-- start of Data shown --

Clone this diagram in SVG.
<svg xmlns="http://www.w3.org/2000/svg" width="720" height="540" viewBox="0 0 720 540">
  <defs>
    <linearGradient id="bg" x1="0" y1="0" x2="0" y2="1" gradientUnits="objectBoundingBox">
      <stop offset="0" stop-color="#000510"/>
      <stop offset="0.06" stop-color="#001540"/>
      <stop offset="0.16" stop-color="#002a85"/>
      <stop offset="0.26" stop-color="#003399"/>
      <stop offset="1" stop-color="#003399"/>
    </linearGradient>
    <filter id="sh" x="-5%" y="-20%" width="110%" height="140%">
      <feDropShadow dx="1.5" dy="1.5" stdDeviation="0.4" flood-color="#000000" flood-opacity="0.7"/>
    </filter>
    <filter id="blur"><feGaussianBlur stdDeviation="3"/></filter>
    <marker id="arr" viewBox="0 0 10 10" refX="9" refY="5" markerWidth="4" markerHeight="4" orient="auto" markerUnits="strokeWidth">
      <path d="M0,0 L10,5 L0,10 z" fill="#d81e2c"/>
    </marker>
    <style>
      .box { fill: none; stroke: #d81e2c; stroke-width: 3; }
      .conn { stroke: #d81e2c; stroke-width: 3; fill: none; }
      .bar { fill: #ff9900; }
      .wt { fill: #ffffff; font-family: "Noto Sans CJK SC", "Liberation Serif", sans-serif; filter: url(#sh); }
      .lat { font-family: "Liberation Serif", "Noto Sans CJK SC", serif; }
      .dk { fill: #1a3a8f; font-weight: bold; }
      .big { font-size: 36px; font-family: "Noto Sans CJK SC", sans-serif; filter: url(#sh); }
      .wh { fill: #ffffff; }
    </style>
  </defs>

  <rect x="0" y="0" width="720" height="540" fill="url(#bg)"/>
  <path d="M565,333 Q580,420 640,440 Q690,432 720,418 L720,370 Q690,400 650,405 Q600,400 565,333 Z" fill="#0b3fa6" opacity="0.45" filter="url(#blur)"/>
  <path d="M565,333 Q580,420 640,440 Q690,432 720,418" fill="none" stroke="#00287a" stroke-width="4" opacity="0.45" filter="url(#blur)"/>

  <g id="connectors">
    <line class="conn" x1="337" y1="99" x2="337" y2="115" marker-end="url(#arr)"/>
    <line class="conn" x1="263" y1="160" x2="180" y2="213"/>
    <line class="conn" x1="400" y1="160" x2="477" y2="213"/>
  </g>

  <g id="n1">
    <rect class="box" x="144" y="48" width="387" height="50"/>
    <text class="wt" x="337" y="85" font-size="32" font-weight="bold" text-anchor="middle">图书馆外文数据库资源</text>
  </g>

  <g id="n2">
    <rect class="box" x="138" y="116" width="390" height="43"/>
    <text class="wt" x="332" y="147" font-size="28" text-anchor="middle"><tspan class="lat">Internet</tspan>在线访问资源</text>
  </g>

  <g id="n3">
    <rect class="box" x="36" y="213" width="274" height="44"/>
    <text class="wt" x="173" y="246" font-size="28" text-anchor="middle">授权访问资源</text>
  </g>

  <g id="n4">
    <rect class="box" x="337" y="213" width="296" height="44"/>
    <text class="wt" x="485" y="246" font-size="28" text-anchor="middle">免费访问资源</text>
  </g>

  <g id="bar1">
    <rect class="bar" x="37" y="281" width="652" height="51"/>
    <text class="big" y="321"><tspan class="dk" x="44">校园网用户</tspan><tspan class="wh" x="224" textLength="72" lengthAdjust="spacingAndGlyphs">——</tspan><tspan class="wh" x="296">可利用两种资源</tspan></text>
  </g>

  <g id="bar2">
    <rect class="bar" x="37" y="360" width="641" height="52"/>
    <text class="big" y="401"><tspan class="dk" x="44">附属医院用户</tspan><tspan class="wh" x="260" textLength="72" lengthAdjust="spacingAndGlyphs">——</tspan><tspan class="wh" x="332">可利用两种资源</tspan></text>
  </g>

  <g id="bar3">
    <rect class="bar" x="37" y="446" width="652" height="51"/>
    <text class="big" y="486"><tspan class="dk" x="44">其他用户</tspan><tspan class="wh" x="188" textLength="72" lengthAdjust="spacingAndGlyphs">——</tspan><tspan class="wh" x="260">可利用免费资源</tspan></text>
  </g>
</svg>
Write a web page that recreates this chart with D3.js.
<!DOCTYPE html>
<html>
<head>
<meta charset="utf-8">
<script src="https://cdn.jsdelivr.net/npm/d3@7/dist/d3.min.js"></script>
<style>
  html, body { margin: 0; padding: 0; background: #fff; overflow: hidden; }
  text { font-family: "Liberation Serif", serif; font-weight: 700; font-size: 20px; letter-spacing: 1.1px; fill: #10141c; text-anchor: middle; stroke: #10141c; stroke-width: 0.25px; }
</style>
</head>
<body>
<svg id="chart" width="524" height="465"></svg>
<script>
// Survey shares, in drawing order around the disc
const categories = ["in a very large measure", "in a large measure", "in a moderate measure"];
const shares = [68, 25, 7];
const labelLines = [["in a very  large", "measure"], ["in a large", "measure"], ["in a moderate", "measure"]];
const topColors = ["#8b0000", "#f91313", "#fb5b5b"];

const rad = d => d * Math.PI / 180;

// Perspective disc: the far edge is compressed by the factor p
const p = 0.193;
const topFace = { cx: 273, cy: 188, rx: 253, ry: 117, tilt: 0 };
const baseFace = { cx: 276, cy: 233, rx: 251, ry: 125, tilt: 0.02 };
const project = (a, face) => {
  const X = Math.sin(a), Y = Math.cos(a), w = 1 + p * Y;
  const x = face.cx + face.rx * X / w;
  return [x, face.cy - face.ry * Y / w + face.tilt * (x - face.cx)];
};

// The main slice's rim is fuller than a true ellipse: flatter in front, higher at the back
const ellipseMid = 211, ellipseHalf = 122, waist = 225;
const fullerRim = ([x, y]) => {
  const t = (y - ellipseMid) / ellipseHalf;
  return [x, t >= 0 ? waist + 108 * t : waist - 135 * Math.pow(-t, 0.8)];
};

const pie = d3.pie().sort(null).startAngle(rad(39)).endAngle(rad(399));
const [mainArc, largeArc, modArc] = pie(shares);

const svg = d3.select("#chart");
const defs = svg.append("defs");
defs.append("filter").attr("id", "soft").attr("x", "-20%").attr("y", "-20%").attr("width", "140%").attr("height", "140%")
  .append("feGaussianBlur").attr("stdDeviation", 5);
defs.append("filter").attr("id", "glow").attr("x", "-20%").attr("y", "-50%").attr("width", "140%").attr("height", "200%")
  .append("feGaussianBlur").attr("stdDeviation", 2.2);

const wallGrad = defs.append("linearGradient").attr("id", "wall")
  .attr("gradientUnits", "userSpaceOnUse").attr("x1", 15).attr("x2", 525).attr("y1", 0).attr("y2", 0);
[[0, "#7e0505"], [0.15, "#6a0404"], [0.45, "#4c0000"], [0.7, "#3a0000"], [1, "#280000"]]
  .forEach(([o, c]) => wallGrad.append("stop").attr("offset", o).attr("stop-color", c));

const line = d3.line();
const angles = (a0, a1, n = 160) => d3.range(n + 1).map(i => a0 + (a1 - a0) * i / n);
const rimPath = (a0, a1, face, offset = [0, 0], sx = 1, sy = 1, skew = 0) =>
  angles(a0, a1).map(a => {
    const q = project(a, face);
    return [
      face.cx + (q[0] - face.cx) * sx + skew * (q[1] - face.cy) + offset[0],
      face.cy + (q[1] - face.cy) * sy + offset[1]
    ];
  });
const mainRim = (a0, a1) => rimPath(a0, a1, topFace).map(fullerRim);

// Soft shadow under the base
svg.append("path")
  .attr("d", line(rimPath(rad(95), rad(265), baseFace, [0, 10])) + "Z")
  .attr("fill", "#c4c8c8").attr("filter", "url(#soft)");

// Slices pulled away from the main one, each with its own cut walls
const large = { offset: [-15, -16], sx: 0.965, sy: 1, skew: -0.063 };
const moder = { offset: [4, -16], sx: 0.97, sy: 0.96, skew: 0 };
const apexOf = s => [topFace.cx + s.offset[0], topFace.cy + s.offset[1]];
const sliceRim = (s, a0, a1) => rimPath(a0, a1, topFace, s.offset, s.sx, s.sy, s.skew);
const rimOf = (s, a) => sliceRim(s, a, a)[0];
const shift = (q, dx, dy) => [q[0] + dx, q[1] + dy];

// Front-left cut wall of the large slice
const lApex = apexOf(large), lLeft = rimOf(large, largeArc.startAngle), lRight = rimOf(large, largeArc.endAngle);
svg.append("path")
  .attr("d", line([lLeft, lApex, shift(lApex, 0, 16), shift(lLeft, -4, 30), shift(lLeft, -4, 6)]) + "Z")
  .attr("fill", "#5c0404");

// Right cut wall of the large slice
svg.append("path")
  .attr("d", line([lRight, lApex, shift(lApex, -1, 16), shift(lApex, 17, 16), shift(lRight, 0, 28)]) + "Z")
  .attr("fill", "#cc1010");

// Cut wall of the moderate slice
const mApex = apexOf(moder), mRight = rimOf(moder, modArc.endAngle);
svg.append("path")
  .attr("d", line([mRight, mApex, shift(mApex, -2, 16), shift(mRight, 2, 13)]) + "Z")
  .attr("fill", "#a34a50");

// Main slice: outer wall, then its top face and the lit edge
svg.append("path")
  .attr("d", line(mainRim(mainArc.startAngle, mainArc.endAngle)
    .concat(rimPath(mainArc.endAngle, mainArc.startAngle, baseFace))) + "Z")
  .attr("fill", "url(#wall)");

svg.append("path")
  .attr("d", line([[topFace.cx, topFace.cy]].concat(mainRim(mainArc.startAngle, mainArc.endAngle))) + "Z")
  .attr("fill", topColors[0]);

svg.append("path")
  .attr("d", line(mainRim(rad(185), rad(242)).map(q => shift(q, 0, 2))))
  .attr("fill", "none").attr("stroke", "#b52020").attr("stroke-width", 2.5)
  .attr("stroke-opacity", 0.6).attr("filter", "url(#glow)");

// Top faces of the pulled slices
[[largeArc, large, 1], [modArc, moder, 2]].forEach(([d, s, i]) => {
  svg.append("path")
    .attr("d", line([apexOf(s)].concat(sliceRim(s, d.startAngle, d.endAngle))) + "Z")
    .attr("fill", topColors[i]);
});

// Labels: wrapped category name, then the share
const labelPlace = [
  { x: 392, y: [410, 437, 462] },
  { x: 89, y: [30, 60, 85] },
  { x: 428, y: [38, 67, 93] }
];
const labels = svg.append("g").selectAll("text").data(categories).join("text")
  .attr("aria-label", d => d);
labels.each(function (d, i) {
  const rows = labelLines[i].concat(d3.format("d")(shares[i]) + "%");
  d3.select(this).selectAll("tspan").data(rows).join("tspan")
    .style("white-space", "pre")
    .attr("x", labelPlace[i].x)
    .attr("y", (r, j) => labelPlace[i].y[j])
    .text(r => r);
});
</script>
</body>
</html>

-- end of Data shown --

Starting with the line that contains "Write a web", repeat each line exactly, and stop once the line that contains "const [mainArc, largeArc, modArc]" has been repeated.

Write a web page that recreates this chart with D3.js.
<!DOCTYPE html>
<html>
<head>
<meta charset="utf-8">
<script src="https://cdn.jsdelivr.net/npm/d3@7/dist/d3.min.js"></script>
<style>
  html, body { margin: 0; padding: 0; background: #fff; overflow: hidden; }
  text { font-family: "Liberation Serif", serif; font-weight: 700; font-size: 20px; letter-spacing: 1.1px; fill: #10141c; text-anchor: middle; stroke: #10141c; stroke-width: 0.25px; }
</style>
</head>
<body>
<svg id="chart" width="524" height="465"></svg>
<script>
// Survey shares, in drawing order around the disc
const categories = ["in a very large measure", "in a large measure", "in a moderate measure"];
const shares = [68, 25, 7];
const labelLines = [["in a very  large", "measure"], ["in a large", "measure"], ["in a moderate", "measure"]];
const topColors = ["#8b0000", "#f91313", "#fb5b5b"];

const rad = d => d * Math.PI / 180;

// Perspective disc: the far edge is compressed by the factor p
const p = 0.193;
const topFace = { cx: 273, cy: 188, rx: 253, ry: 117, tilt: 0 };
const baseFace = { cx: 276, cy: 233, rx: 251, ry: 125, tilt: 0.02 };
const project = (a, face) => {
  const X = Math.sin(a), Y = Math.cos(a), w = 1 + p * Y;
  const x = face.cx + face.rx * X / w;
  return [x, face.cy - face.ry * Y / w + face.tilt * (x - face.cx)];
};

// The main slice's rim is fuller than a true ellipse: flatter in front, higher at the back
const ellipseMid = 211, ellipseHalf = 122, waist = 225;
const fullerRim = ([x, y]) => {
  const t = (y - ellipseMid) / ellipseHalf;
  return [x, t >= 0 ? waist + 108 * t : waist - 135 * Math.pow(-t, 0.8)];
};

const pie = d3.pie().sort(null).startAngle(rad(39)).endAngle(rad(399));
const [mainArc, largeArc, modArc] = pie(shares);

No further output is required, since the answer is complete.